Lent: Names of Jesus

The Alpha and the Omega

Listen to today's devotional!
I am the Alpha and the Omega, the First and the Last, the Beginning and the End.
Revelation 22:12–13 (NIV)

Today is Ash Wednesday and the beginning of the forty days of Lent. I didn’t grow up in a church that observed Lent, and for a long time all I knew about Ash Wednesday was that it was the name of my favorite poem by T.S. Eliot.

Lent is a time when we prepare both to grieve and to celebrate. Over the next forty days, we will look back to Jesus’s path to the Cross and forward past the grave to his Resurrection. We will also look within, here and now, as we examine our own hearts.

On Ash Wednesday we consider the past, the future, and the present in light of our own mortality. The ashes remind us that whether we are poor and needy or successful and healthy, we are all dust—and to dust we shall return (Genesis 3:19). Some people might find that morbid and depressing. If it weren’t for the Resurrection, I would agree. For Easter is the reminder that there is something beyond the dust.

Lent begins with the reminder that humans cannot escape death, a sentence passed down to us from Adam and Eve at the beginning of all things. Easter is the promise that by embracing death, Jesus defeated it for all of us. If you find Lent a bit of a downer, remember that we cannot claim the empty tomb if the cross is empty as well. We only have the hope of Resurrection because Jesus chose the Cross.

Our lives may be finite, but we know there is more, because our God is without a beginning or an end. In Revelation 1:8 (and then again in 21:6 and 22:13) Jesus says, “I am the Alpha and the Omega.” He is, quite simply, everything. I do not mean this in some pantheistic “God is all, and all is God” sense. When someone says, “My kids are everything,” you do not become confused and say, “Do you think your kids are in the trees and rocks?”

No, Jesus is “everything” in the sense that he is the one from whom everything came, for whom everything exists, and toward whom everything is moving. He is the beginning and the end—the source of all things, and also our final destination.

Augustine began his Confessions by writing, “You have made us for yourself, and our heart is restless until it rests in you.” We were made from the dust, and to dust we will return. But because of the Alpha and the Omega, the ending of our story is just the beginning. The only one whose story ends at Easter is Death, itself.

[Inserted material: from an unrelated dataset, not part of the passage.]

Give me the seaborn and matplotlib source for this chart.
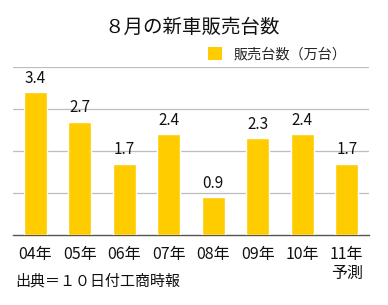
import matplotlib
matplotlib.use("Agg")
import matplotlib.pyplot as plt
from matplotlib.patches import Patch
import seaborn as sns
import pandas as pd

categories = ["04年", "05年", "06年", "07年", "08年", "09年", "10年", "11年\n予測"]
values = [3.4, 2.7, 1.7, 2.4, 0.9, 2.3, 2.4, 1.7]
title = "８月の新車販売台数"
legend_label = "販売台数（万台）"
source = "出典＝１０日付工商時報"

sns.set_theme(style="white")
plt.rcParams["font.family"] = ["Noto Sans CJK JP", "DejaVu Sans"]

bar_color = "#FFCC00"
df = pd.DataFrame({"cat": categories, "val": values})

fig = plt.figure(figsize=(3.88, 3.05), dpi=100)
ax = fig.add_axes([13/388, 1-235/305, (369-13)/388, (235-67)/305])

sns.barplot(data=df, x="cat", y="val", color=bar_color, saturation=1,
            width=0.52, ax=ax, zorder=3)

ax.set_ylim(0, 4)
ax.set_xlim(-0.5, len(categories) - 0.5)
ax.set_yticks([1, 2, 3, 4])
ax.yaxis.grid(True, color="#bdbdbd", linewidth=0.9)
ax.set_axisbelow(True)
ax.tick_params(axis="y", left=False, labelleft=False)
ax.tick_params(axis="x", length=0, pad=8, labelsize=11.5, colors="#111111")
for lbl in ax.get_xticklabels():
    lbl.set_linespacing(1.15)
ax.set_xlabel("")
ax.set_ylabel("")
for s in ["left", "right", "top"]:
    ax.spines[s].set_visible(False)
ax.spines["bottom"].set_color("#555555")
ax.spines["bottom"].set_linewidth(1.0)

for c in ax.containers:
    ax.bar_label(c, labels=[f"{v:.1f}" for v in values], padding=4,
                 fontsize=11, color="#111111")

fig.text(0.495, 1-27/305, title, ha="center", va="center", fontsize=14,
         color="#111111")

handle = Patch(facecolor=bar_color, edgecolor="none", label=legend_label)
fig.legend(handles=[handle], loc="center left",
           bbox_to_anchor=(208/388, 1-54/305), frameon=False,
           handlelength=1.0, handleheight=1.0, handletextpad=0.8,
           borderpad=0, borderaxespad=0, fontsize=10.2)

fig.text(15/388, 1-281/305, source, ha="left", va="center", fontsize=10.8,
         color="#111111")

fig.savefig("out.png", dpi=100)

The road to the Cross is dark, but it is the only path to the light beyond. We need not fear the dust, because the one who made us from the dust will one day raise us up from it to life everlasting.

Reflect

As you reflect on today’s devotional, listen to the song, “Alpha And Omega” while you answer this question:

Over the next forty days, how will you prepare to look back to the Cross and forward to his Resurrection?